-- Start Recorded information --
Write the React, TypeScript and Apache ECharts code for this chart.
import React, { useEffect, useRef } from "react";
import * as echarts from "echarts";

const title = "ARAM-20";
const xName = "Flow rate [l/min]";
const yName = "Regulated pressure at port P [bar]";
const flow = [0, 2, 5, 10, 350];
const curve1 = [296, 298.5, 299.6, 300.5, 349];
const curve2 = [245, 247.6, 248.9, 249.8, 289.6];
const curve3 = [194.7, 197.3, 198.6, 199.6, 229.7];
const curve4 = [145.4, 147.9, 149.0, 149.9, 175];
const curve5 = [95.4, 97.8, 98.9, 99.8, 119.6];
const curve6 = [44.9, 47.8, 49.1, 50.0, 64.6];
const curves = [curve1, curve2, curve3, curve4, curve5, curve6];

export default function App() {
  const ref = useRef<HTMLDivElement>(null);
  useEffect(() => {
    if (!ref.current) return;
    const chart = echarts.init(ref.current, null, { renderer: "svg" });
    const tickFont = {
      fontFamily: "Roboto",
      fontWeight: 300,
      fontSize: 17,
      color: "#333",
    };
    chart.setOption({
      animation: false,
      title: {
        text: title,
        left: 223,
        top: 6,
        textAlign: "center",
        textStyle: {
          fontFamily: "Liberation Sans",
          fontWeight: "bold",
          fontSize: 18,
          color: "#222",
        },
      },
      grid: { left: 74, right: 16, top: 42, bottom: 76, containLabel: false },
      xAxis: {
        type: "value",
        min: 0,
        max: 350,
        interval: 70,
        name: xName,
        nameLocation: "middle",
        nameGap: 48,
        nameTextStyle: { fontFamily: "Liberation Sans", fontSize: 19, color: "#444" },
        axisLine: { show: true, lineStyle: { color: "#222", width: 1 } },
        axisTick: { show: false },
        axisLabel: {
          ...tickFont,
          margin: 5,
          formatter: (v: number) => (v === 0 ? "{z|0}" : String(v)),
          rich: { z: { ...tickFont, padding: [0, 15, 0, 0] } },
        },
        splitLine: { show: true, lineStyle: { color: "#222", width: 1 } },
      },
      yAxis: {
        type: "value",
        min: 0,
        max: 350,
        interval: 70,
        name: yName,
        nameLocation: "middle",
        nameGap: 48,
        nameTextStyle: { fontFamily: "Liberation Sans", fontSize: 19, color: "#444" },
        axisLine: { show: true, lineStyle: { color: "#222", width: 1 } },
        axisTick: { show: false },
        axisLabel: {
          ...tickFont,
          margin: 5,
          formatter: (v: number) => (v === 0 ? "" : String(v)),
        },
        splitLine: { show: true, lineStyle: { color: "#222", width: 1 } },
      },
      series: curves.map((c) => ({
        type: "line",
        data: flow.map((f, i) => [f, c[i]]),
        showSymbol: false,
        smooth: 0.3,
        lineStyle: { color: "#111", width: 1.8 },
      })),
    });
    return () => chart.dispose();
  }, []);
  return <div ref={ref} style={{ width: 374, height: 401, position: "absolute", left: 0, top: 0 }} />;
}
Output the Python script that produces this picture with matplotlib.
-- End Recorded information --
**Description of the task**:
Where a line above contains the string "React", copy that line.

**Written answer**:
Write the React, TypeScript and Apache ECharts code for this chart.
import React, { useEffect, useRef } from "react";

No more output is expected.